Missa da Meia-Noite é sobre como lidamos com nossos erros, nossos arrependimentos, nossos desejos, nossas crenças. Sobre culpa, perdão, sacrifício e cura. Sobre a perigosa perseguição empreendida por alguns de nós (ou muitos de nós) atrás do "verdadeiro milagre", o da segunda chance (tema mítico nos EUA, a propósito) — é tênue a linha que separa a esperança da loucura (assim como o limte entre a fé e o fanatismo). Sobre o sentido da vida e sobre "o que acontece quando morremos" — esse é o tema de alguns dos vários monólogos presentes na minissérie.
"Quando eu morrer… Minha atividade cerebral cessa e não resta mais nada de mim. Nenhuma memória, nenhuma consciência de que alguma vez existi, de que alguma vez magoei alguém. De que eu já matei alguém. Tudo está como era antes de mim. E a eletricidade se dispersa do meu cérebro até virar apenas tecido morto. Carne. Esquecimento. E todas as outras pequenas coisas que me compõem, os micróbios e as bactérias e os bilhões de outras pequenas coisas que vivem nos meus cílios e no meu cabelo e na minha boca e na minha pele e no meu intestino e em todos os outros lugares, eles apenas continue vivendo. E comendo. Estou servindo a um propósito. Estou alimentando a vida", diz Riley.

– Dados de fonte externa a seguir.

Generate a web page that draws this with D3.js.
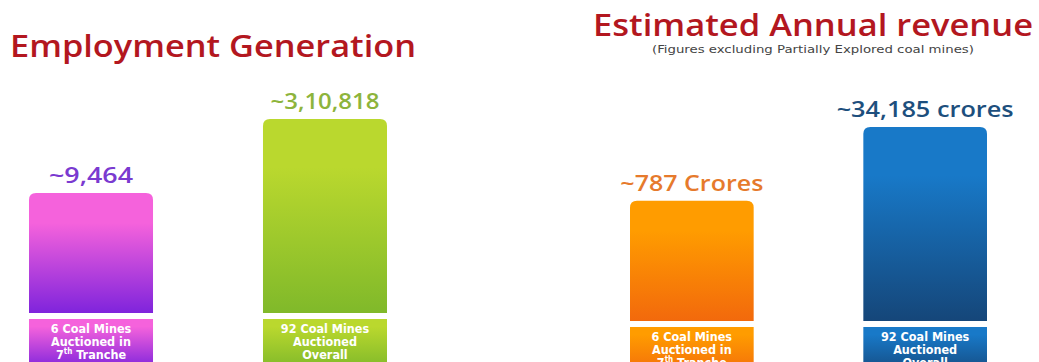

"É como uma gota d'água caindo no oceano, do qual sempre fez parte. Todas as coisas... separadas. Todos nós... separados. Você, eu e minha filhinha, e minha mãe e meu pai, todos que já existiram, cada planta, cada animal, cada átomo, cada estrela, cada galáxia, tudo isso. Há mais galáxias no universo do que grãos de areia na praia. E é disso que estamos falando quando dizemos 'Deus'. O único. O cosmos e seus sonhos infinitos. Somos o cosmos sonhando consigo mesmo. É simplesmente um sonho que penso ser a minha vida, sempre", diz Erin.

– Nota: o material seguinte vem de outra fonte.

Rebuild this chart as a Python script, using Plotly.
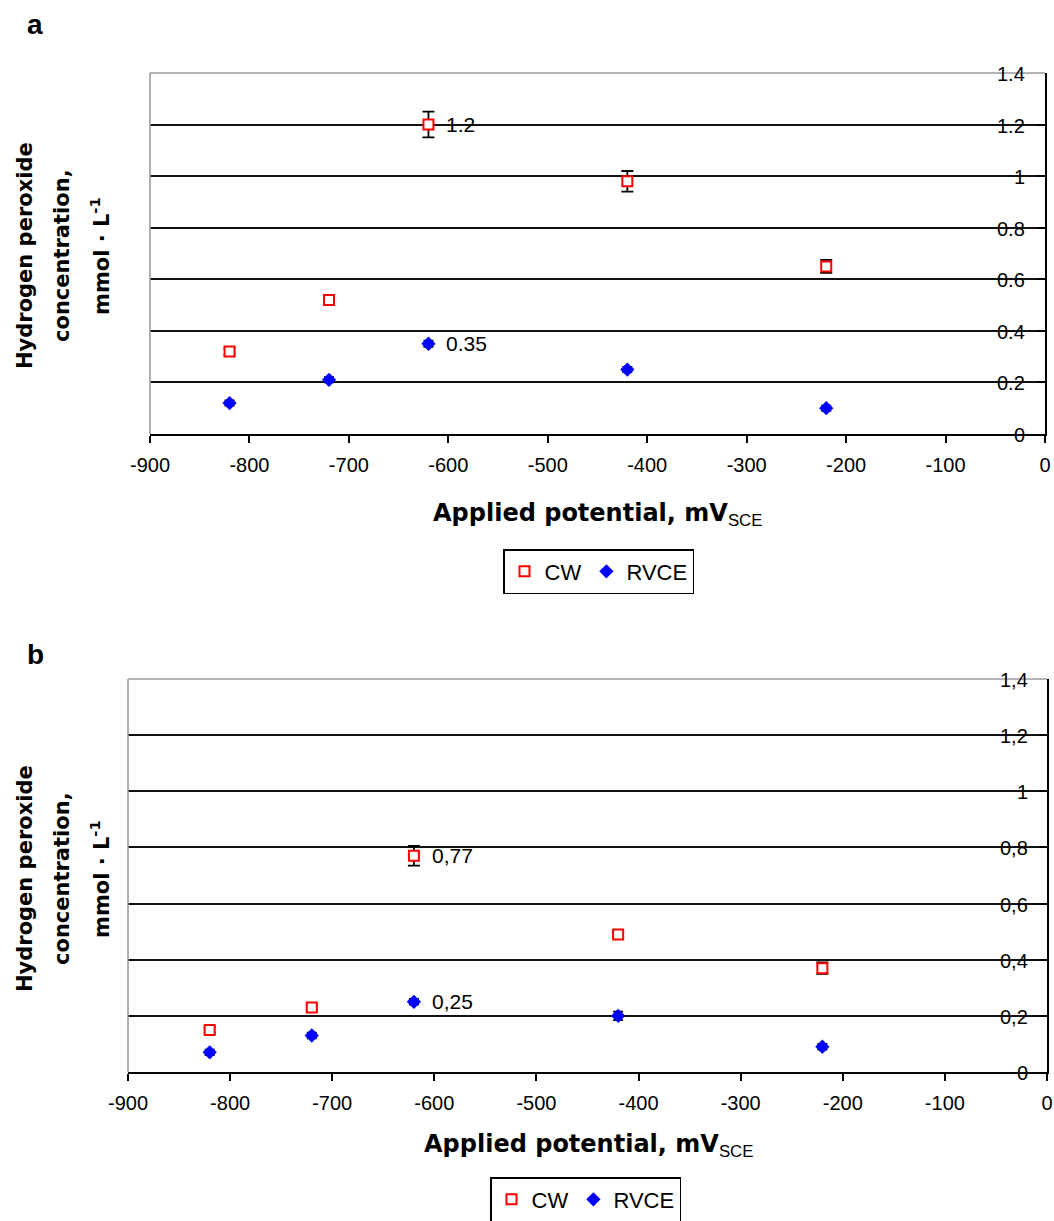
import plotly.graph_objects as go

# Applied potential (mV vs SCE) at which each electrolysis was run
potential = [-820, -720, -620, -420, -220]

# Panel a: hydrogen peroxide concentration, mmol/L
a_cw = [0.32, 0.52, 1.20, 0.98, 0.65]
a_cw_err = [0.012, 0.015, 0.05, 0.04, 0.025]
a_rvce = [0.12, 0.21, 0.35, 0.25, 0.10]
a_rvce_err = [0.01, 0.01, 0.012, 0.01, 0.01]

# Panel b: hydrogen peroxide concentration, mmol/L
b_cw = [0.15, 0.23, 0.77, 0.49, 0.37]
b_cw_err = [0.01, 0.01, 0.035, 0.01, 0.02]
b_rvce = [0.07, 0.13, 0.25, 0.20, 0.09]
b_rvce_err = [0.01, 0.01, 0.01, 0.015, 0.01]

# Points that carry a value label (index into the lists above)
labelled_index = 2

x_ticks = [-900, -800, -700, -600, -500, -400, -300, -200, -100, 0]
x_ticktext = [str(v) for v in x_ticks]
y_ticks = [0, 0.2, 0.4, 0.6, 0.8, 1.0, 1.2, 1.4]
y_ticktext_a = ["0", "0.2", "0.4", "0.6", "0.8", "1", "1.2", "1.4"]
y_ticktext_b = [t.replace(".", ",") for t in y_ticktext_a]

W, H = 1054, 1221


def fx(px):
    return px / W


def fy(px):
    return 1 - px / H


SANS = "Liberation Sans, Arial, sans-serif"
BOLD_TITLE = "DejaVu Sans, Verdana, sans-serif"
RED = "#FF0000"
BLUE = "#0000FF"

fig = go.Figure()


def add_series(xref, yref, legend, cw, cw_err, rvce, rvce_err):
    fig.add_trace(go.Scatter(
        x=potential, y=cw, mode="markers", name="CW",
        xaxis=xref, yaxis=yref, legend=legend,
        marker=dict(symbol="square", size=10, color="white",
                    line=dict(color=RED, width=2)),
        error_y=dict(type="data", array=cw_err, visible=True,
                     color="black", thickness=1.8, width=6),
    ))
    fig.add_trace(go.Scatter(
        x=potential, y=rvce, mode="markers", name="RVCE",
        xaxis=xref, yaxis=yref, legend=legend,
        marker=dict(symbol="diamond", size=11, color=BLUE,
                    line=dict(color=BLUE, width=0)),
        error_y=dict(type="data", array=rvce_err, visible=True,
                     color="black", thickness=1.8, width=5),
    ))


add_series("x", "y", "legend", a_cw, a_cw_err, a_rvce, a_rvce_err)
add_series("x2", "y2", "legend2", b_cw, b_cw_err, b_rvce, b_rvce_err)


def x_axis(domain, anchor):
    return dict(
        domain=domain, anchor=anchor, range=[-900, 0],
        tickmode="array", tickvals=x_ticks, ticktext=x_ticktext,
        ticks="outside", ticklen=7, tickwidth=1.5, tickcolor="black",
        ticklabelstandoff=5,
        showline=True, linecolor="black", linewidth=2,
        showgrid=False, zeroline=False,
        tickfont=dict(family=SANS, size=20, color="black"),
    )


def y_axis(domain, anchor):
    return dict(
        domain=domain, anchor=anchor, side="right", range=[0, 1.4],
        tickmode="array", tickvals=y_ticks,
        ticks="inside", ticklen=8, tickwidth=1.5, tickcolor="black",
        showticklabels=False,
        showline=True, linecolor="black", linewidth=2,
        showgrid=True, gridcolor="#111111", gridwidth=1.6,
        zeroline=False,
    )


legend_style = dict(
    orientation="h", xanchor="left", yanchor="top",
    bgcolor="white", bordercolor="black", borderwidth=1.5,
    font=dict(family=SANS, size=22, color="black"),
    itemwidth=30, tracegroupgap=0,
)

fig.update_layout(
    width=W, height=H,
    margin=dict(l=0, r=0, t=0, b=0, autoexpand=False),
    paper_bgcolor="white", plot_bgcolor="white",
    xaxis=x_axis([fx(150), fx(1045)], "y"),
    yaxis=y_axis([fy(434), fy(73)], "x"),
    xaxis2=x_axis([fx(128), fx(1047)], "y2"),
    yaxis2=y_axis([fy(1072), fy(679)], "x2"),
    legend=dict(x=fx(503), y=fy(549), **legend_style),
    legend2=dict(x=fx(490), y=fy(1177), **legend_style),
    showlegend=True,
)

# Grey plot-area border on the top and left edges
for xr, yr in (("x", "y"), ("x2", "y2")):
    for x0, y0, x1, y1 in ((0, 1, 1, 1), (0, 0, 0, 1)):
        fig.add_shape(type="line", xref=f"{xr} domain", yref=f"{yr} domain",
                      x0=x0, y0=y0, x1=x1, y1=y1, layer="above",
                      line=dict(color="#9a9a9a", width=1.6))

annotations = []

# Y tick labels sit just inside the right-hand axis, over the gridlines
for xr, yr, labels, shift in (("x", "y", y_ticktext_a, -18), ("x2", "y2", y_ticktext_b, -17)):
    for val, lab in zip(y_ticks, labels):
        annotations.append(dict(text=lab, x=1, y=val, xref=f"{xr} domain", yref=yr,
                                xanchor="right", yanchor="middle", xshift=shift, yshift=-1,
                                showarrow=False,
                                font=dict(family=SANS, size=20, color="black")))

# Panel letters
annotations.append(dict(text="<b>a</b>", x=fx(25), y=fy(24), xref="paper", yref="paper",
                        xanchor="left", yanchor="middle", showarrow=False,
                        font=dict(family=SANS, size=28, color="black")))
annotations.append(dict(text="<b>b</b>", x=fx(25), y=fy(654), xref="paper", yref="paper",
                        xanchor="left", yanchor="middle", showarrow=False,
                        font=dict(family=SANS, size=28, color="black")))

# Y-axis titles (three stacked rotated lines)
y_title_lines = ["Hydrogen peroxide", "concentration,", "mmol · L<sup>-1</sup>"]
for cy in (256, 879):
    for cx, line in zip((25, 62, 100), y_title_lines):
        annotations.append(dict(text=f"<b>{line}</b>", x=fx(cx), y=fy(cy),
                                xref="paper", yref="paper", textangle=-90,
                                xanchor="center", yanchor="middle", showarrow=False,
                                font=dict(family=BOLD_TITLE, size=21, color="black")))

# X-axis titles
x_title = ("<b>Applied potential, mV</b>"
           "<sub><span style='font-family:Liberation Sans, Arial;font-weight:normal'>SCE</span></sub>")
for cx, cy in ((597, 514), (588, 1145)):
    annotations.append(dict(text=x_title, x=fx(cx), y=fy(cy), xref="paper", yref="paper",
                            xanchor="center", yanchor="middle", showarrow=False,
                            font=dict(family=BOLD_TITLE, size=24, color="black")))

# Value labels next to the highlighted points
for xr, yr, series, decimal in (("x", "y", (a_cw, a_rvce), "."),
                                 ("x2", "y2", (b_cw, b_rvce), ",")):
    for vals in series:
        v = vals[labelled_index]
        txt = f"{v:g}".replace(".", decimal)
        annotations.append(dict(text=txt, x=potential[labelled_index], y=v,
                                xref=xr, yref=yr, xanchor="left", yanchor="middle",
                                xshift=16, showarrow=False,
                                font=dict(family=SANS, size=21, color="black")))

fig.update_layout(annotations=annotations)

fig.write_html("out.html")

São longos, densos e ilustrativos monólogos que podem ser considerados entediantes ou pedantes por uns, mas que são capazes de comover e hipnotizar outros, pois proferidos por atores e atrizes tão comprometidos com seus papéis e acompanhados por imagens tão vigorosamente belas — ou terríveis. Eu jamais vou esquecer o grito de pavor que encerra um dos episódios, prolongando-se enquanto a tela escurece e surgem os créditos.